NEW YORK: Pakistan Peoples Party (PPP) Chairman Bilawal Bhutto Zardari has urged US President Barack Obama to show “some courage” and apologise to Pakistan for the Nato airstrikes that killed 24 Pakistani soldiers at Salala, and bring US-Pakistan relations back on track, reported Times of India.
“Pakistan deserves an apology,” he said, noting that his current week-long visit to the United states was taking place at a crucial point in relations between the two countries.
The PPP chairman also called for an end to US drone attacks inside Pakistani territory, saying they were illegal and violated international law, and also the US’ war powers act.
“The continuing unilateral US drone attacks on Pakistani soil are a constant irritant to Pakistani public opinion – both as a clear violation of our sovereignty and the toll of collateral damage to innocent victims,” he told a large gathering of PPP workers and supporters at a dinner hosted by President of PPP-USA, Shafqat Tanweer, on Monday night.

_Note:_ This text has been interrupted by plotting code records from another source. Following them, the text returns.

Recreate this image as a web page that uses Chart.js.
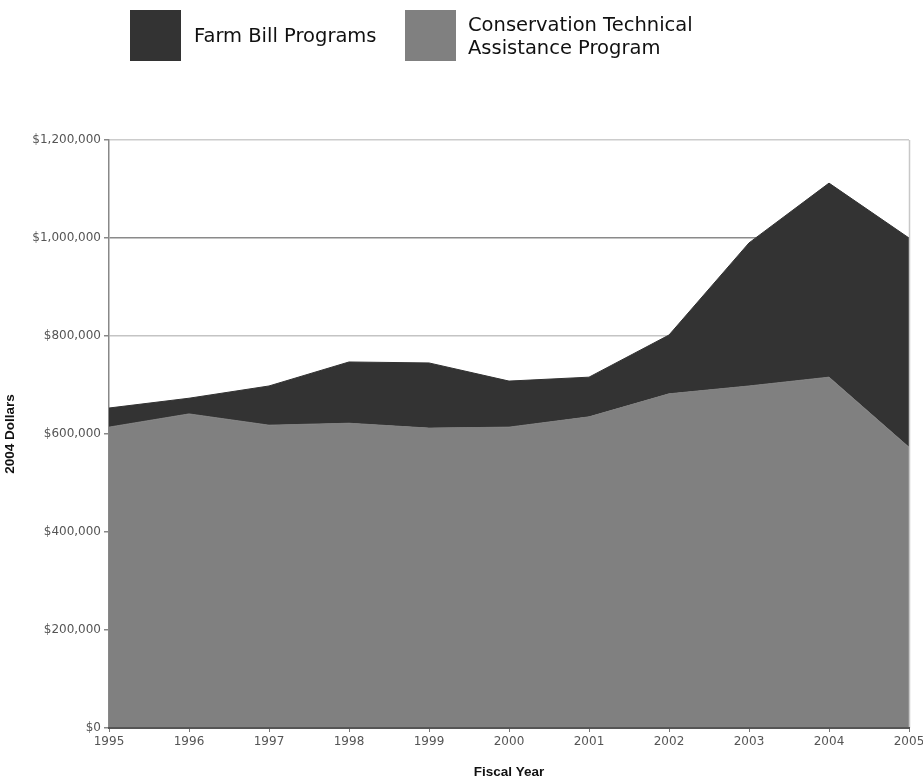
<!DOCTYPE html>
<html>
<head>
<meta charset="utf-8">
<script src="https://cdn.jsdelivr.net/npm/chart.js@4/dist/chart.umd.min.js"></script>
<style>
  html, body { margin: 0; padding: 0; background: #ffffff; }
  #wrap { position: relative; width: 923px; height: 777px; overflow: hidden; }
  #c { position: absolute; left: 0; top: 0; }
  .sw { position: absolute; width: 51px; height: 51px; top: 10px; }
  .lt { position: absolute; font-family: "DejaVu Sans", sans-serif; font-size: 19.5px; color: #111; line-height: 23px; }
</style>
</head>
<body>
<div id="wrap">
  <canvas id="c" width="923" height="777"></canvas>
  <div class="sw" style="left:130px; background:#333333;"></div>
  <div class="lt" style="left:194px; top:24px;">Farm Bill Programs</div>
  <div class="sw" style="left:405px; background:#808080;"></div>
  <div class="lt" style="left:468px; top:13px;">Conservation Technical<br>Assistance Program</div>
</div>
<script>
const years = ["1995","1996","1997","1998","1999","2000","2001","2002","2003","2004","2005"];
const conservationTA = [614000, 641000, 618000, 622000, 612000, 614000, 635000, 682000, 698000, 716000, 573000];
const farmBill = [39000, 32000, 80000, 125000, 133000, 94000, 81000, 120000, 292000, 396000, 427000];
const yTicks = [0, 200000, 400000, 600000, 800000, 1000000, 1200000];
const seriesNames = ["Conservation Technical Assistance Program", "Farm Bill Programs"];

const frame = {
  id: 'frame',
  afterDatasetsDraw(chart) {
    const a = chart.chartArea, ctx = chart.ctx;
    ctx.save();
    ctx.strokeStyle = '#c8c8c8';
    ctx.lineWidth = 1.5;
    ctx.beginPath();
    ctx.moveTo(a.right + 0.5, a.top);
    ctx.lineTo(a.right + 0.5, a.bottom);
    ctx.stroke();
    ctx.restore();
  }
};

new Chart(document.getElementById('c'), {
  type: 'line',
  data: {
    labels: years,
    datasets: [
      { label: seriesNames[0], data: conservationTA, backgroundColor: '#808080', borderColor: '#808080',
        borderWidth: 1, fill: 'origin', pointRadius: 0, tension: 0 },
      { label: seriesNames[1], data: farmBill, backgroundColor: '#333333', borderColor: '#333333',
        borderWidth: 1, fill: '-1', pointRadius: 0, tension: 0 }
    ]
  },
  options: {
    responsive: false,
    animation: false,
    events: [],
    layout: { padding: { top: 140, right: 14, left: 0, bottom: 0 } },
    plugins: { legend: { display: false }, tooltip: { enabled: false } },
    scales: {
      x: {
        stacked: true,
        offset: false,
        grid: { drawOnChartArea: false, tickLength: 4, color: '#777', tickColor: '#777' },
        border: { color: '#555', width: 2, z: 1 },
        ticks: { color: '#555', font: { family: 'DejaVu Sans', size: 12 }, padding: 3, maxRotation: 0, autoSkip: false },
        title: { display: true, text: 'Fiscal Year', color: '#111', font: { family: 'Liberation Sans', size: 13.5, weight: 'bold', lineHeight: 1 }, padding: { top: 0, bottom: -2 } },
        afterFit(s) { s.height = 49; s.paddingLeft = 0; s.paddingRight = 0; }
      },
      y: {
        stacked: true,
        min: 0, max: 1200000,
        afterBuildTicks(s) { s.ticks = yTicks.map(v => ({ value: v })); },
        grid: {
          tickLength: 5,
          color: (c) => {
            const v = c.tick ? c.tick.value : null;
            if (v === 1000000) return '#8a8a8a';
            if (v === 800000) return '#c4c4c4';
            if (v === 1200000) return '#cccccc';
            return '#999999';
          },
          lineWidth: 1.5,
          tickColor: '#888'
        },
        border: { color: '#888', width: 1.5 },
        ticks: {
          color: '#555', font: { family: 'DejaVu Sans', size: 12 }, padding: 3,
          callback: (v) => '$' + Number(v).toLocaleString('en-US')
        },
        title: { display: true, text: '2004 Dollars', color: '#111', font: { family: 'Liberation Sans', size: 13.5, weight: 'bold', lineHeight: 1.2 }, padding: { top: 2, bottom: 0 } },
        afterFit(s) { s.width = 109; s.paddingTop = 0; s.paddingBottom = 0; }
      }
    }
  },
  plugins: [frame]
});
</script>
</body>
</html>
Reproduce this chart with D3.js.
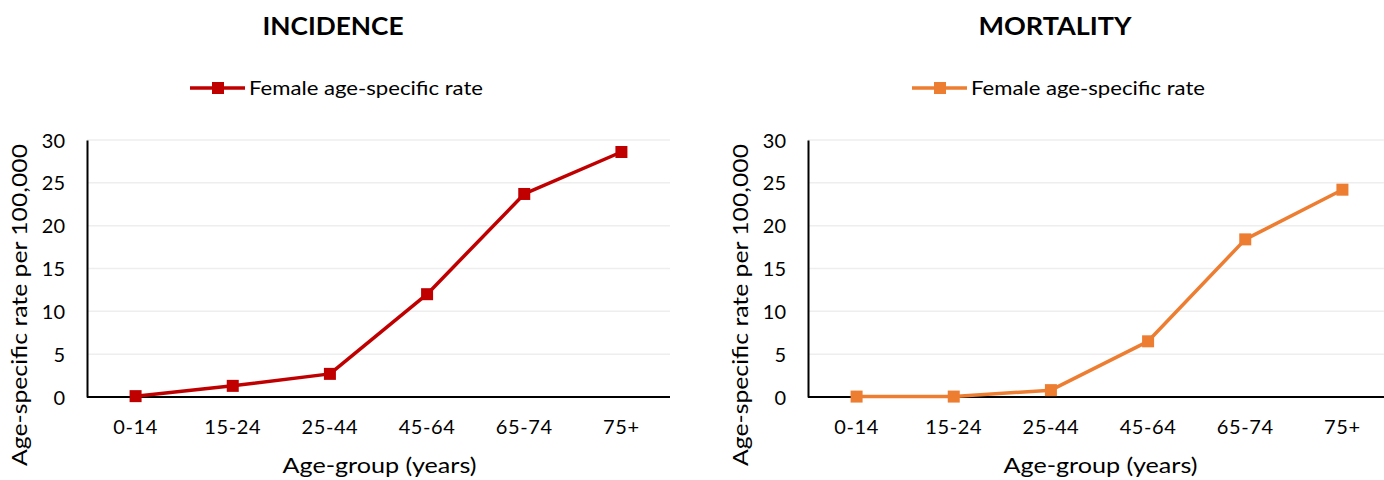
<!DOCTYPE html>
<html><head><meta charset="utf-8">
<script src="https://cdn.jsdelivr.net/npm/d3@7"></script>
<style>body{margin:0;background:#fff}svg{display:block}text{font-family:Lato,"Open Sans",sans-serif;fill:#000}</style>
</head><body>
<svg id="c" width="1384" height="480"></svg>
<script>
const categories = ["0-14","15-24","25-44","45-64","65-74","75+"];
const incidence = [0.1,1.3,2.7,12.0,23.7,28.6];
const mortality = [0.05,0.05,0.8,6.5,18.4,24.2];
const yTicks = [0,5,10,15,20,25,30];
const titles = ["INCIDENCE","MORTALITY"];
const legendLabel = "Female age-specific rate";
const yTitle = "Age-specific rate per 100,000";
const xTitle = "Age-group (years)";
const colors = ["#C00000","#ED7D31"];

const panels = [
  {x0:87, x1:670, titleX:333, titleW:141, legX:190, series:incidence},
  {x0:808, x1:1391, titleX:1055, titleW:153, legX:912, series:mortality}
];
const yTop = 140, yBot = 397;
const svg = d3.select("#c");

panels.forEach((p,i)=>{
  const g = svg.append("g");
  const x = d3.scaleBand().domain(categories).range([p.x0,p.x1]);
  const y = d3.scaleLinear().domain([0,30]).range([yBot,yTop]);
  // grid
  g.selectAll(".grid").data(yTicks.filter(t=>t>0)).enter().append("line")
    .attr("x1",p.x0).attr("x2",p.x1).attr("y1",d=>y(d)).attr("y2",d=>y(d))
    .attr("stroke","#eeeeee").attr("stroke-width",1.5);
  // y axis
  const ya = g.append("g").attr("transform",`translate(${p.x0},0)`)
    .call(d3.axisLeft(y).tickValues(yTicks).tickSize(0).tickPadding(22));
  ya.select(".domain").attr("stroke","#000").attr("stroke-width",2);
  ya.selectAll("text").style("font-size","20px").attr("dy","0.35em");
  // x axis
  const xa = g.append("g").attr("transform",`translate(0,${yBot})`)
    .call(d3.axisBottom(x).tickSize(0).tickPadding(23));
  xa.select(".domain").attr("stroke","#000").attr("stroke-width",2).attr("d",`M${p.x0},0H${p.x1}`);
  xa.selectAll("text").style("font-size","20px").attr("letter-spacing","0.6px");
  // line
  const line = d3.line().x((d,j)=>x(categories[j])+x.bandwidth()/2).y(d=>y(d));
  g.append("path").datum(p.series).attr("d",line).attr("fill","none")
    .attr("stroke",colors[i]).attr("stroke-width",3.5).attr("stroke-linejoin","round");
  g.selectAll(".m").data(p.series).enter().append("rect")
    .attr("x",(d,j)=>x(categories[j])+x.bandwidth()/2-6)
    .attr("y",d=>y(d)-6).attr("width",12).attr("height",12).attr("fill",colors[i]);
  // title
  g.append("text").attr("x",p.titleX).attr("y",35).attr("text-anchor","middle")
    .attr("textLength",p.titleW).attr("lengthAdjust","spacingAndGlyphs")
    .style("font-size","24px").style("font-weight","bold").text(titles[i]);
  // legend
  g.append("line").attr("x1",p.legX).attr("x2",p.legX+55).attr("y1",88).attr("y2",88)
    .attr("stroke",colors[i]).attr("stroke-width",3.5);
  g.append("rect").attr("x",p.legX+22).attr("y",82).attr("width",12).attr("height",12).attr("fill",colors[i]);
  g.append("text").attr("x",p.legX+59).attr("y",95).style("font-size","20px")
    .attr("textLength",234).attr("lengthAdjust","spacingAndGlyphs").text(legendLabel);
  // axis titles
  g.append("text").attr("transform",`translate(${p.x0-60},${305}) rotate(-90)`)
    .attr("text-anchor","middle").style("font-size","22px")
    .attr("textLength",322).attr("lengthAdjust","spacingAndGlyphs").text(yTitle);
  g.append("text").attr("x",(p.x0+p.x1)/2+1).attr("y",473).attr("text-anchor","middle")
    .style("font-size","22px").attr("textLength",194).attr("lengthAdjust","spacingAndGlyphs").text(xTitle);
});
</script>
</body></html>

The meeting took place at Tanweer’s residence in Long Island, that Benazir Bhutto had visited several times during her trips to the United States.
Moments before the chairman’s arrival, two rival groups in the party patched up their differences and agreed to work united for the cause of the country.
Elaborating his views on the Salala attack, Bilawal Bhutto Zardari said, “I would like the American public to consider what their reaction would have been if American troops were killed in such an attack on their border with Mexico. I urge President Obama to show some courage. I understand he is running for re-election but if he is the same man who inspired the world with his message of hope and change, the future of Nato mission in Afghanistan should be more important than poll numbers”
Referring to other incidents that led to the present tensions, the PPP chairman said, “The unilateral action in Abbottabad made many in Pakistan question whether the United States actually considered Pakistan a military ally in our common war on terrorism and extremism.”
“The Raymond Davis fiasco made many in our country question the role and authority of CIA activities in Pakistan,” he added.
“This is truly a moment of tension and re-examination. We are at crossroads. The future of the bilateral relationship could well determine the success of moderation against extremism in South and Central Asia.”